This is a summary of chapter 6 Issues in Learning and Teaching Grammar of James Lee and Bill VanPatten’s book Making Communicative Language Teaching Happen from 2003 where they explore several misconceptions about the teaching of foreign language grammar and give language teachers some food for thought.
They go into detail about five common misconceptions held by language teachers around the world which are not true as research findings have already proved.
These five misconceptions are the belief that:
The first belief that many language teachers hold is the belief that something needs to be taught in the same way that they learned it themselves (Lee & VanPatten, 117-120). It is difficult to believe something else than the knowledge you have been taught for years and ‘know’ to be true, but it is worth it to give new thoughts and ideas a chance especially when they are based on research and the findings of experts.

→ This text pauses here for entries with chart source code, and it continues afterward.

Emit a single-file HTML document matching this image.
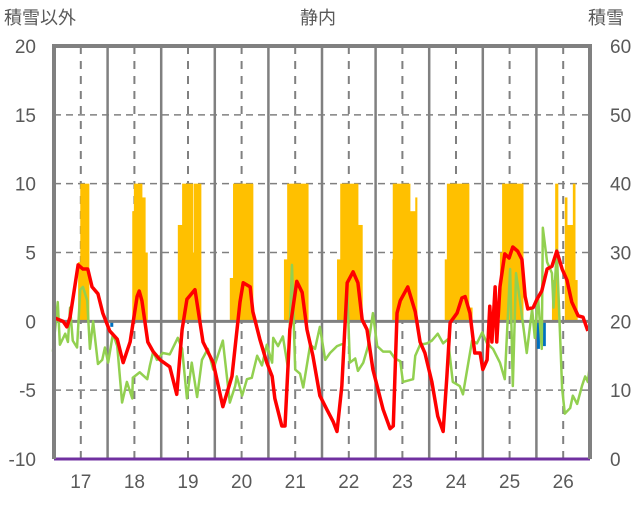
<!DOCTYPE html>
<html><head><meta charset="utf-8"><style>
body{margin:0;background:#fff;}
svg text{font-family:"Liberation Sans","Noto Sans CJK JP",sans-serif;fill:#595959;}
</style></head><body>
<svg id="chart" width="636" height="501" viewBox="0 0 636 501" xmlns="http://www.w3.org/2000/svg">
<text x="4" y="24" font-size="18">積雪以外</text>
<text x="318" y="24" font-size="18" text-anchor="middle">静内</text>
<text x="588" y="24" font-size="18">積雪</text>
<g id="grid"></g><g id="bars"></g><g id="lines"></g><g id="axes"></g>
</svg>
<script>
const yearLabels=["17","18","19","20","21","22","23","24","25","26"];
const leftTicks=[20,15,10,5,0,-5,-10];
const rightTicks=[60,50,40,30,20,10,0];
const redT=[16.48,16.67,16.74,16.80,16.95,17.04,17.13,17.21,17.32,17.41,17.54,17.68,17.79,17.92,18.05,18.09,18.14,18.25,18.35,18.48,18.66,18.79,18.89,18.98,19.13,19.28,19.47,19.65,19.82,19.97,20.03,20.16,20.21,20.34,20.47,20.57,20.62,20.75,20.81,20.90,21.03,21.13,21.22,21.33,21.46,21.59,21.71,21.78,21.87,21.97,22.08,22.17,22.25,22.34,22.45,22.64,22.77,22.83,22.90,22.96,23.10,23.24,23.33,23.42,23.55,23.66,23.76,23.83,23.89,24.02,24.11,24.17,24.26,24.35,24.45,24.50,24.58,24.63,24.67,24.73,24.76,24.82,24.91,24.99,25.06,25.15,25.23,25.29,25.34,25.44,25.51,25.60,25.70,25.79,25.88,25.98,26.07,26.16,26.28,26.37,26.46];
const redV=[0.3,0,-0.4,0.3,4.1,3.8,3.8,2.5,2,0.6,-0.7,-1.3,-3,-1.5,1.8,2.2,1.5,-1.5,-2.2,-2.8,-3.3,-5.3,-0.6,1.6,2.3,-1.5,-3,-6.2,-4,1.4,2.8,2.5,0.7,-1.3,-3,-4,-5.6,-7.6,-7.6,-0.6,2.9,2.1,-0.6,-2.5,-5.4,-6.4,-7.3,-8,-4.7,2.8,3.6,2.8,0.1,-0.6,-3.5,-6.4,-7.8,-7.6,0.6,1.5,2.5,0.7,-1.5,-2.3,-4.4,-6.9,-8,-4,-0.1,0.6,1.7,1.8,0.6,-2.3,-2.3,-3.5,-2.8,1.1,-1.5,2.5,-1.5,2.5,4.9,4.6,5.4,5.1,4.5,1.8,0.9,1.0,1.6,2.2,3.8,4.0,5.1,3.8,3.0,1.4,0.4,0.3,-0.7];
const greenT=[16.48,16.57,16.61,16.71,16.76,16.80,16.85,16.93,16.99,17.04,17.12,17.17,17.23,17.32,17.40,17.45,17.51,17.60,17.68,17.77,17.86,17.96,17.97,18.10,18.24,18.29,18.35,18.42,18.53,18.66,18.81,18.89,18.98,19.07,19.17,19.26,19.37,19.47,19.65,19.78,19.88,19.91,20.01,20.10,20.19,20.29,20.38,20.47,20.57,20.59,20.68,20.77,20.87,20.94,21.00,21.09,21.15,21.28,21.37,21.46,21.56,21.65,21.78,21.91,21.97,22.02,22.12,22.17,22.27,22.36,22.45,22.53,22.64,22.77,22.86,22.96,23.01,23.20,23.24,23.33,23.46,23.55,23.66,23.76,23.85,23.94,24.07,24.13,24.30,24.39,24.49,24.58,24.69,24.82,24.91,25.01,25.06,25.12,25.19,25.32,25.42,25.47,25.53,25.60,25.62,25.70,25.79,25.82,25.88,25.98,26.03,26.13,26.18,26.26,26.35,26.41,26.46,26.50];
const greenV=[-2.2,1.4,-1.7,-0.9,-1.5,1.0,-1.4,-1.9,2.3,2.5,1.5,-2,0,-3.1,-2.8,-1.9,-3,-0.9,-1.8,-5.9,-4.4,-5.6,-4.1,-3.7,-4.2,-3.2,-2.2,-2.8,-2.3,-2.4,-1.2,-2,-5.6,-3,-5.5,-2.8,-2,-3.5,-1.4,-5.9,-4.7,-4,-5.4,-4.2,-4.1,-2.5,-3.2,-1.7,-3,-1.2,-1.8,-1.1,-3.5,4.1,-3.5,-3.8,-4.8,-1.7,-2.0,-0.4,-2.8,-2.3,-1.8,-1.6,2.3,-3,-2.7,-3.6,-3.0,-1.8,0.6,-1.8,-2.2,-2.2,-2.7,-2.9,-4.4,-4.2,-2.5,-1.7,-1.6,-1.4,-0.9,-1.6,-1.3,-4.4,-4.7,-5.3,-1.4,-1.6,-0.8,-1.6,-2,-3,-4.2,3.8,-4.7,3.5,1.6,-2.3,0.9,-1.2,1.8,-2,6.8,4.3,3.5,1.0,5.2,-4.9,-6.7,-6.3,-5.4,-6.0,-4.7,-4,-4.4,-3.1];
const snowStart=[16.95,16.99,17.96,17.99,18.14,18.20,18.81,18.89,19.09,19.11,19.78,19.84,20.79,20.85,21.78,21.84,22.17,22.81,22.82,23.14,23.24,23.79,23.83,24.24,24.82,24.86,25.79,25.85,26.03,26.07,26.18,26.22];
const snowEnd=[16.99,17.15,17.99,18.14,18.20,18.24,18.89,19.09,19.11,19.24,19.84,20.21,20.85,21.24,21.84,22.17,22.25,22.82,23.14,23.24,23.27,23.83,24.24,24.30,24.86,25.25,25.85,25.90,26.07,26.18,26.22,26.26];
const snowDepth=[28.6,40,36,40,38,30,34,40,30,40,26.3,40,29,40,29,40,34,29,40,36,38,29,40,22,30,40,26,40,38,34,40,26];
const blueT=[17.55,25.51,25.62];
const blueV=[-0.4,-2.0,-1.8];

const NS="http://www.w3.org/2000/svg";
const L=54,R=590,T=46,B=459;
const xs=t=>L+(t-16.5)/10*(R-L);
const yl=v=>B-(v+10)/30*(B-T);
const yr=v=>B-v/60*(B-T);
function mk(tag,attrs,parent){const e=document.createElementNS(NS,tag);for(const k in attrs)e.setAttribute(k,attrs[k]);document.getElementById(parent).appendChild(e);return e;}

leftTicks.forEach(v=>{if(v===20||v===0||v===-10)return;
 const g=mk('line',{x1:L,x2:R,y1:yl(v),y2:yl(v),stroke:'#808080','stroke-width':1.5,'stroke-dasharray':'7,5'},'grid');
 
 
});
yearLabels.forEach((lab,i)=>{
 const y=17+i;
 const d=mk('line',{x1:xs(y),x2:xs(y),y1:T,y2:B,stroke:'#808080','stroke-width':2,'stroke-dasharray':'8,7'},'grid');
 
 
 if(i<9){const s=mk('line',{x1:xs(y+0.5),x2:xs(y+0.5),y1:T,y2:B,stroke:'#808080','stroke-width':2.5},'grid');
 
 }
 const tx=mk('text',{x:xs(y),y:488,'font-size':19,'text-anchor':'middle'},'axes');tx.textContent=lab;
 
 
});
snowStart.forEach((s,i)=>{
 const r=mk('rect',{x:xs(s),width:Math.max(1,xs(snowEnd[i])-xs(s))+0.5,y:yr(snowDepth[i]),height:yr(20)-yr(snowDepth[i]),fill:'#FFC000'},'bars');
 
 
});
blueT.forEach((t,i)=>{
 const r=mk('rect',{x:xs(t),width:3,y:yl(0),height:yl(blueV[i])-yl(0),fill:'#0070C0'},'bars');
 
 
});
const z=mk('line',{x1:L,x2:R,y1:yl(0),y2:yl(0),stroke:'#808080','stroke-width':3},'lines');


function poly(T_,V_,color,w,name){
 const p=mk('polyline',{points:T_.map((t,i)=>xs(t)+','+yl(V_[i])).join(' '),fill:'none',stroke:color,'stroke-width':w,'stroke-linejoin':'round'},'lines');
 
 
}
poly(greenT,greenV,'#92D050',2.5,'green-series-line');
poly(redT,redV,'#FF0000',3.5,'red-series-line');
const bp=mk('line',{x1:L,x2:R,y1:B,y2:B,stroke:'#7030A0','stroke-width':3},'axes');


const fr=mk('path',{d:`M${L},${B} L${L},${T} L${R},${T} L${R},${B}`,fill:'none',stroke:'#808080','stroke-width':4},'axes');


leftTicks.forEach(v=>{
 const t=mk('text',{x:36,y:yl(v)+7,'font-size':19,'text-anchor':'end'},'axes');t.textContent=v;
 
 
});
rightTicks.forEach(v=>{
 const t=mk('text',{x:610,y:yr(v)+7,'font-size':19},'axes');t.textContent=v;
 
 
});
</script>
</body></html>
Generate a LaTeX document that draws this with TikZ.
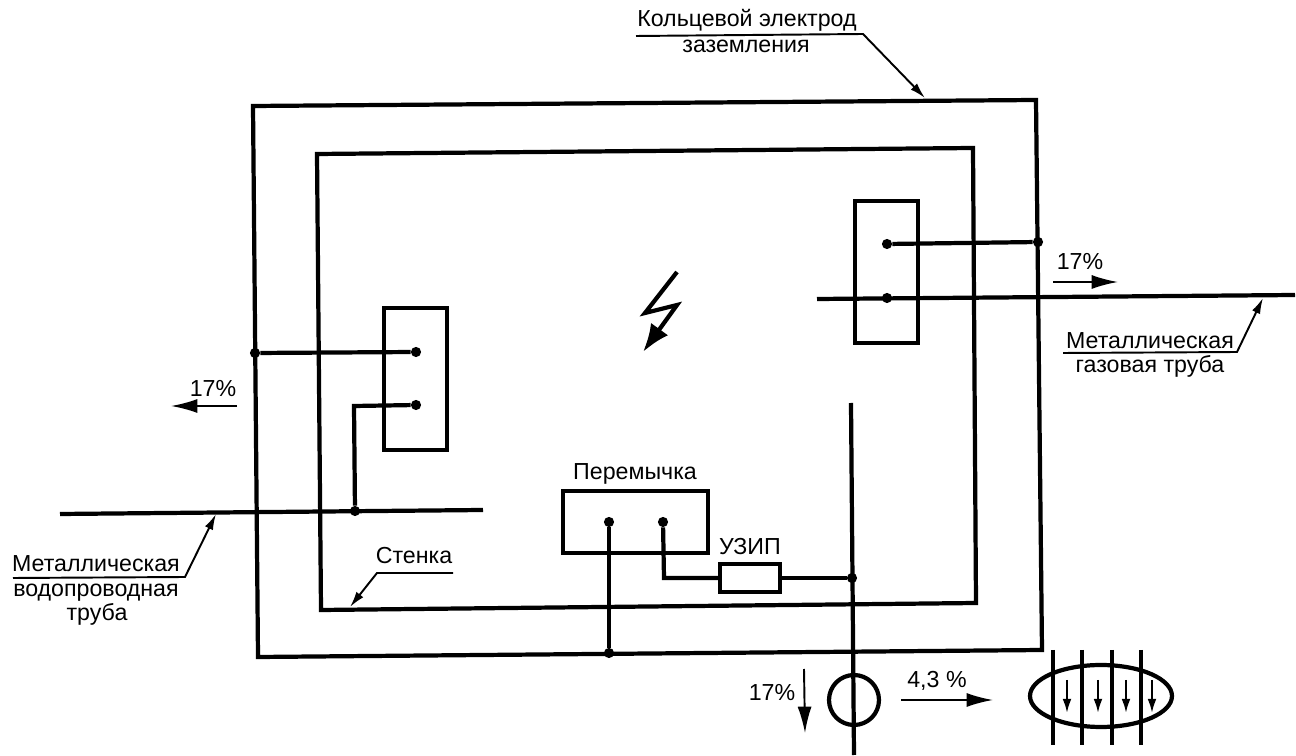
\documentclass[tikz,border=0pt]{standalone}
\usepackage{fontspec}
\setmainfont{Liberation Sans}
\usetikzlibrary{arrows.meta, shapes.geometric}
\tikzset{
    wire/.style={line width=2.4pt, black},
    thin wire/.style={line width=1.2pt, black},
    leader/.style={line width=1.1pt, black, -{Latex[length=9pt,width=5pt]}},
    flow/.style={line width=1.1pt, black, -{Latex[length=15pt,width=8pt]}},
    junction/.style={circle, fill=black, inner sep=0pt, minimum size=5.8pt},
    clamp box/.style={draw, line width=2.4pt, minimum width=1.26cm, minimum height=2.84cm},
    label/.style={inner sep=0pt, anchor=base, font=\fontsize{13.2}{16}\selectfont}
}
\begin{document}
\begin{tikzpicture}[x=0.02cm, y=-0.02cm]
    \useasboundingbox (0,0) rectangle (1296,756);

    % Ground ring and wall
    \draw[wire] (253,106) -- (1036,100) -- (1042,650) -- (258,657) -- cycle;
    \draw[wire] (317,154) -- (973,148) -- (976,603) -- (321,610) -- cycle;

    % Clamp boxes
    \node[clamp box] (boxL) at (415.5,379) {};
    \node[clamp box] (boxR) at (886.5,272) {};
    \node[draw, line width=2.4pt, minimum width=2.9cm, minimum height=1.24cm] (bridge) at (635.5,522) {};
    \node[draw, line width=2.4pt, minimum width=1.2cm, minimum height=0.56cm] (spd) at (750,578) {};

    % Junctions
    \node[junction] (j1) at (255,353) {};
    \node[junction] (j2) at (416,352) {};
    \node[junction] (j3) at (416,405) {};
    \node[junction] (j4) at (355,511) {};
    \node[junction] (j5) at (887,244) {};
    \node[junction] (j6) at (887,298) {};
    \node[junction] (j7) at (1038,242) {};
    \node[junction] (j8) at (609,522) {};
    \node[junction] (j9) at (663,522) {};
    \node[junction] (j10) at (609,653) {};
    \node[junction] (j11) at (852,578) {};

    % Wires
    \draw[wire] (j1) -- (j2);
    \draw[wire] (j3) -- (354,406) -- (j4);
    \draw[wire] (j5) -- (j7);
    \draw[wire] (j8) -- (j10);
    \draw[wire] (j9) -- (664,578) -- (spd.west);
    \draw[wire] (spd.east) -- (j11);

    % Pipes and down conductor
    \coordinate (waterA) at (60,514);
    \coordinate (waterB) at (483,510);
    \coordinate (gasA) at (817,299);
    \coordinate (gasB) at (1295,295);
    \coordinate (downA) at (851,403);
    \coordinate (downB) at (854,755);
    \draw[wire] (waterA) -- (waterB);
    \draw[wire] (gasA) -- (gasB);
    \draw[wire] (downA) -- (downB);

    % Loop and cable
    \node[draw, circle, line width=2.4pt, minimum size=1cm, inner sep=0pt] (loop) at (854,700) {};
    \node[draw, ellipse, line width=2.4pt, minimum width=2.84cm, minimum height=1.24cm, inner sep=0pt] (cable) at (1101,696) {};
    \foreach \x in {1053, 1082, 1112, 1141} {
        \draw[wire] (\x,650) -- (\x,745);
    }
    \foreach \x in {1067, 1098, 1126, 1152} {
        \draw[thin wire, -{Latex[length=8pt,width=5pt]}] (\x,680) -- (\x,713);
    }

    % Lightning
    \coordinate (boltA) at (677,272);
    \coordinate (boltB) at (645,313);
    \coordinate (boltC) at (677,305);
    \coordinate (boltD) at (643,352);
    \draw[wire, -{Latex[length=16pt,width=12pt]}] (boltA) -- (boltB) -- (boltC) -- (boltD);

    % Current shares
    \node[label] (s1) at (1080,270) {17\%};
    \coordinate (s1a) at (1053,282);
    \coordinate (s1b) at (1118,282);
    \draw[flow] (s1a) -- (s1b);
    \node[label] (s2) at (213,397) {17\%};
    \coordinate (s2a) at (237,406);
    \coordinate (s2b) at (171,406);
    \draw[flow] (s2a) -- (s2b);
    \node[label] (s3) at (772,701) {17\%};
    \coordinate (s3a) at (804,669);
    \coordinate (s3b) at (805,733);
    \draw[flow] (s3a) -- (s3b);
    \node[label] (s4) at (937,688) {4,3 \%};
    \coordinate (s4a) at (901,700);
    \coordinate (s4b) at (993,700);
    \draw[flow] (s4a) -- (s4b);

    % Labels with leaders
    \node[label] (ring1) at (747,27) {Кольцевой электрод};
    \node[label] (ring2) at (746,53) {заземления};
    \coordinate (ringA) at (636,36);
    \coordinate (ringB) at (863,34);
    \coordinate (ringC) at (925,98);
    \draw[leader] (ringA) -- (ringB) -- (ringC);

    \node[label] (wall) at (414,564) {Стенка};
    \coordinate (wallA) at (453,573);
    \coordinate (wallB) at (377,573);
    \coordinate (wallC) at (350,607);
    \draw[leader] (wallA) -- (wallB) -- (wallC);

    \node[label] (water1) at (96,572) {Металлическая};
    \node[label] (water2) at (96,597) {водопроводная};
    \node[label] (water3) at (97,621) {труба};
    \coordinate (wpA) at (13,578);
    \coordinate (wpB) at (185,577);
    \coordinate (wpC) at (216,514);
    \draw[leader] (wpA) -- (wpB) -- (wpC);

    \node[label] (gas1) at (1150,349) {Металлическая};
    \node[label] (gas2) at (1150,373) {газовая труба};
    \coordinate (gpA) at (1063,353);
    \coordinate (gpB) at (1237,352);
    \coordinate (gpC) at (1263,298);
    \draw[leader] (gpA) -- (gpB) -- (gpC);

    \node[label] (jumper) at (635,480) {Перемычка};
    \node[label] (uzip) at (750,555) {УЗИП};
\end{tikzpicture}
\end{document}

The second belief that cannot be supported by evidence is that drills are effective tools for learning grammar. (Lee & VanPatten, 120-123). Isn’t this something that the classroom practice already shows? If you are a learner or teacher, how often have grammar drills not lead to the comprehension and correct application of the grammatical feature? Lee & VanPatten (120-123) differentiate between mechanical drills, meaningful drills and communicative drills.
Mechanical drills are those during which the student need not to attend meaning and for which there is only one correct response. (Lee & VanPatten, 121)
The difference between mechanical and meaningful drills is that the learner must attend to the meaning of both the stimulus and her own answer in order to complete the meaningful drill successfully. Yet there is still only one right answer, and the answer is already known top the participants. (Lee & VanPatten, 121)
Unlike the previous two drill types, communicative drills require attention to meaning, and the information contained in the learner’s answer is new and unknown to the person asking the question. Thus, the answer cannot be deemed right or wrong in terms of meaning conveyed. (Lee & VanPatten, 122)
For mechanical drills Lee & VanPatten cite different sources of research that have already proved that “not only was intensive drilling ineffective, it actually delayed the acquisition of the structures and forms that were drilled.” (Lee & VanPatten, 123).
The third belief is reflected in the teaching practice when a grammatical feature is taught. Generally, the lesson includes an explanation of the rules and then the students need to apply what they have been taught. Lee & VanPatten (123) mention that the quality of a lessons is often even judged by how well a teacher is able to explain grammatical points. And they point out what I mentioned in my recent blog post about teaching grammar that learning and acquisition are two different processes and that explicit information about a grammatical feature is not necessary for the successful acquisition of the same (Lee & VanPatten, 123). VanPatten has done extensive research and studies about exactly this point.
The fourth belief that the first language is the source of all errors is also a common misconception which has been disproved by several studies (Lee & VanPatten, 126).
The fifth belief is that the acquisition of grammatical features involves the learning of paradigms. (Lee & VanPatten, 126). A paradigm is an overview of all the elements of a grammatical structure in form of a table or chart. For the German language this could be a table with the verb or adjective endings. Lee & Van Patten (127) point out that paradigms are abstractions and generalisations and are used to organize information and structure data, they do not correspond to how the knowledge is structured in the brain.
Lee and VanPatten (2003) give a more detailed explanation of all points and it is worth reading the book as a whole but definitely chapter 6 and chapter 7. Chapter 7 Processing Instruction and Structured Input is of great importance because both researchers actually show how the teaching of grammatical features could be adapted to how learners structure the input they receive. They also explain how you can make use of this information in your teaching practice.
The approach by Lee & VanPatten is very interesting and could give some insights into why grammar teaching in its traditional form has its limitations and why language teachers around the world should explore alternative ways in teaching grammar. In a future post I will share some practical ideas and exercises that are based on their theories.